Essentially, domain walls in PMN-PT crystals exist in three natural orientations: 71°, 109°, and 180°. The 71° domain walls can scatter light, while 109° domain walls do not. Cycling an AC field reduces the number of 71° domain walls in the crystal, meaning domain sizes are larger and light can more easily pass through the crystal—leading to a transparent material.
Additionally, the presence of 71° domain walls causes deviation of the polarization from the ideal direction. With the 71° domain walls removed, polarization can occur in the ideal direction—resulting in the crystal’s piezoelectricity increasing in addition to the transparency.
The researchers note these results are unique to PMN-PT crystals and enhanced piezoelectricity with increasing domain size is not universal to all ferroelectric crystals.
“It is expected that the piezoelectricity of ferroelectrics is also related to the symmetry of the ferroelectric phase and domain configurations,” they write. “For example, in tetragonal BaTiO3 and high-temperature-poled PZN-PT crystals, where domain configurations are very different from PMN-28PT, the domain-size dependence of piezoelectricity shows an opposite trend to that observed here.”

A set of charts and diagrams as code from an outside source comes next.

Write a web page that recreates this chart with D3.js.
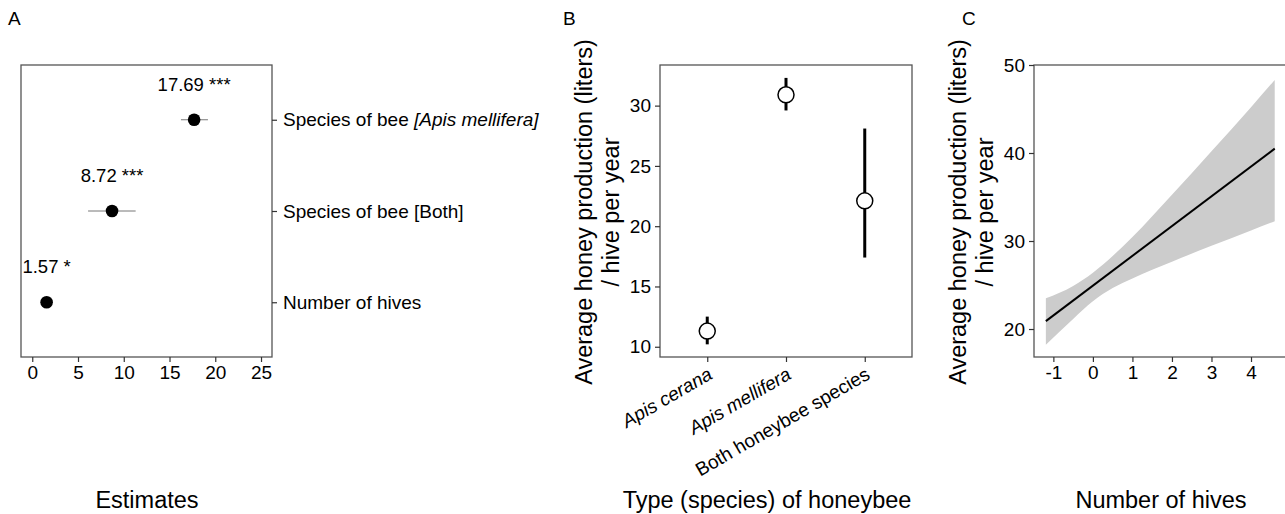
<!DOCTYPE html>
<html>
<head>
<meta charset="utf-8">
<script src="https://cdn.jsdelivr.net/npm/d3@7"></script>
<style>
  body { margin: 0; background: #fff; }
  svg { display: block; font-family: "Liberation Sans", Arial, sans-serif; }
  .tick text { fill: #000; }
</style>
</head>
<body>
<svg id="fig" width="1285" height="514"></svg>
<script>
// ── Panel A: model estimates ─────────────────────────────
const estTerms = ["Number of hives", "Species of bee [Both]", "Species of bee [Apis mellifera]"];
const estValues = [1.57, 8.72, 17.69];
const estLow = [1.1, 6.1, 16.25];
const estHigh = [2.0, 11.3, 19.2];
const estSig = ["*", "***", "***"];
const estTicks = [0, 5, 10, 15, 20, 25];

// ── Panel B: production by species ───────────────────────
const species = ["Apis cerana", "Apis mellifera", "Both honeybee species"];
const speciesMean = [11.3, 30.9, 22.1];
const speciesLow = [10.2, 29.6, 17.4];
const speciesHigh = [12.5, 32.3, 28.1];
const speciesTicks = [10, 15, 20, 25, 30];

// ── Panel C: production vs number of hives ───────────────
const hivesX = [-1.19, -0.5, 0, 0.5, 1, 2, 3, 4, 4.6];
const hivesUpper = [23.5, 24.9, 26.4, 28.3, 30.45, 35.25, 40.2, 45.2, 48.3];
const hivesLower = [18.2, 21.15, 23.15, 24.65, 25.75, 27.65, 29.45, 31.2, 32.25];
const fitX = [-1.19, 4.6];
const fitY = [20.9, 40.5];
const hivesXTicks = [-1, 0, 1, 2, 3, 4];
const hivesYTicks = [20, 30, 40, 50];

const svg = d3.select('#fig');
const TICK_FS = '19px';
const TITLE_FS = '23.5px';
const BORDER = '#555';

function styleAxis(g) {
    g.select('.domain').remove();
    g.selectAll('.tick line').attr('stroke', '#333').attr('stroke-width', 1.2);
    g.selectAll('.tick text').attr('font-size', TICK_FS).attr('font-family', null);
}

function frame(x0, y0, x1, y1) {
    svg.append('rect')
        .attr('x', x0).attr('y', y0)
        .attr('width', x1 - x0).attr('height', y1 - y0)
        .attr('fill', 'none')
        .attr('stroke', BORDER)
        .attr('stroke-width', 1.3);
}

function letter(txt, x, y) {
    svg.append('text').attr('x', x).attr('y', y)
        .attr('font-size', '19px').text(txt);
}

function xTitle(txt, x) {
    svg.append('text').attr('x', x).attr('y', 508)
        .attr('text-anchor', 'middle')
        .attr('font-size', TITLE_FS).text(txt);
}

function yTitle(cx, cy) {
    const t = svg.append('text')
        .attr('transform', `translate(${cx},${cy}) rotate(-90)`)
        .attr('text-anchor', 'middle')
        .attr('font-size', TITLE_FS);
    t.append('tspan').attr('x', 0).attr('y', 0).text('Average honey production (liters)');
    t.append('tspan').attr('x', 0).attr('y', 27).text('/ hive per year');
}

// ── A ────────────────────────────────────────────────────
{
    const left = 21, right = 272, top = 65, bottom = 357;
    const x = d3.scaleLinear().domain([-1.23, 26.2]).range([left, right]);
    const y = d3.scalePoint().domain(estTerms).range([bottom, top]).padding(0.6);

    frame(left, top, right, bottom);
    letter('A', 8, 25);

    const gx = svg.append('g').attr('transform', `translate(0,${bottom})`)
        .call(d3.axisBottom(x).tickValues(estTicks).tickSize(5).tickPadding(4));
    styleAxis(gx);

    const gy = svg.append('g').attr('transform', `translate(${right},0)`)
        .call(d3.axisRight(y).tickSize(5).tickPadding(6));
    styleAxis(gy);
    gy.selectAll('.tick text').each(function(d) {
        const t = d3.select(this);
        const m = d.match(/^(.*?)(\[Apis mellifera\])$/);
        if (m) {
            t.text(null);
            t.append('tspan').text(m[1]);
            t.append('tspan').attr('font-style', 'italic').text(m[2]);
        }
    });

    const rows = estTerms.map((term, i) => ({
        term, v: estValues[i], lo: estLow[i], hi: estHigh[i], sig: estSig[i]
    }));

    svg.append('g').selectAll('line').data(rows).join('line')
        .attr('x1', d => x(d.lo)).attr('x2', d => x(d.hi))
        .attr('y1', d => y(d.term)).attr('y2', d => y(d.term))
        .attr('stroke', '#777').attr('stroke-width', 1);

    svg.append('g').selectAll('circle').data(rows).join('circle')
        .attr('cx', d => x(d.v)).attr('cy', d => y(d.term))
        .attr('r', 6.3).attr('fill', '#000');

    svg.append('g').selectAll('text').data(rows).join('text')
        .attr('x', d => x(d.v)).attr('y', d => y(d.term) - 29)
        .attr('text-anchor', 'middle')
        .attr('font-size', '18.5px')
        .text(d => `${d.v.toFixed(2)} ${d.sig}`);

    xTitle('Estimates', 147);
}

// ── B ────────────────────────────────────────────────────
{
    const left = 660, right = 912, top = 65, bottom = 357;
    const x = d3.scalePoint().domain(species).range([left, right]).padding(0.6);
    const y = d3.scaleLinear().domain([9.15, 33.37]).range([bottom, top]);

    frame(left, top, right, bottom);
    letter('B', 563, 25);

    const gy = svg.append('g').attr('transform', `translate(${left},0)`)
        .call(d3.axisLeft(y).tickValues(speciesTicks).tickSize(5).tickPadding(4));
    styleAxis(gy);

    const gx = svg.append('g').attr('transform', `translate(0,${bottom})`)
        .call(d3.axisBottom(x).tickSize(5).tickPadding(4));
    styleAxis(gx);
    gx.selectAll('.tick text')
        .attr('text-anchor', 'end')
        .attr('font-style', (d, i) => i < 2 ? 'italic' : 'normal')
        .attr('y', 0).attr('dy', null)
        .attr('transform', 'translate(6,21) rotate(-30)');

    const rows = species.map((s, i) => ({
        s, m: speciesMean[i], lo: speciesLow[i], hi: speciesHigh[i]
    }));

    svg.append('g').selectAll('line').data(rows).join('line')
        .attr('x1', d => x(d.s)).attr('x2', d => x(d.s))
        .attr('y1', d => y(d.lo)).attr('y2', d => y(d.hi))
        .attr('stroke', '#000').attr('stroke-width', 3);

    svg.append('g').selectAll('circle').data(rows).join('circle')
        .attr('cx', d => x(d.s)).attr('cy', d => y(d.m))
        .attr('r', 8).attr('fill', '#fff')
        .attr('stroke', '#000').attr('stroke-width', 1.5);

    yTitle(592, 212);
    xTitle('Type (species) of honeybee', 767);
}

// ── C ────────────────────────────────────────────────────
{
    const left = 1034, right = 1286, top = 65, bottom = 357;
    const x = d3.scaleLinear().domain([-1.49, 4.87]).range([left, 1285.4]);
    const y = d3.scaleLinear().domain([16.82, 50]).range([bottom, top]);

    const band = hivesX.map((v, i) => ({ x: v, lo: hivesLower[i], hi: hivesUpper[i] }));
    svg.append('path').datum(band)
        .attr('fill', '#cccccc')
        .attr('d', d3.area().curve(d3.curveMonotoneX)
            .x(d => x(d.x)).y0(d => y(d.lo)).y1(d => y(d.hi)));

    const fit = fitX.map((v, i) => ({ x: v, y: fitY[i] }));
    svg.append('path').datum(fit)
        .attr('fill', 'none').attr('stroke', '#000').attr('stroke-width', 2)
        .attr('d', d3.line().x(d => x(d.x)).y(d => y(d.y)));

    frame(left, top, right, bottom);
    letter('C', 962, 25);

    const gy = svg.append('g').attr('transform', `translate(${left},0)`)
        .call(d3.axisLeft(y).tickValues(hivesYTicks).tickSize(5).tickPadding(4));
    styleAxis(gy);

    const gx = svg.append('g').attr('transform', `translate(0,${bottom})`)
        .call(d3.axisBottom(x).tickValues(hivesXTicks).tickSize(5).tickPadding(4)
            .tickFormat(d => String(d)));
    styleAxis(gx);

    yTitle(966, 212);
    xTitle('Number of hives', 1161);
}
</script>
</body>
</html>
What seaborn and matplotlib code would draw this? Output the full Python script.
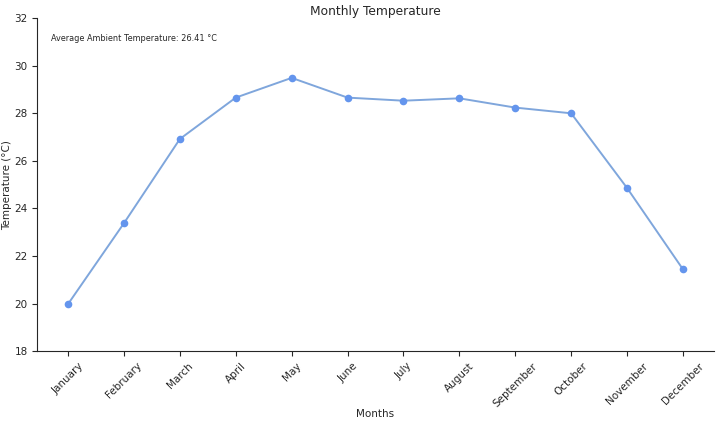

Nonetheless, “This work presents a paradigm for achieving high transparency and piezoelectricity by ferroelectric domain engineering, and we expect the transparent ferroelectric crystals reported here to provide a route to a wide range of hybrid device applications,” they conclude.
The researchers from Penn State and Xi’an Jiaotong jointly filed for a U.S. patent on this work.
The paper, published in Nature, is “Transparent ferroelectric crystals with ultrahigh piezoelectricity” (DOI: 10.1038/s41586-019-1891-y).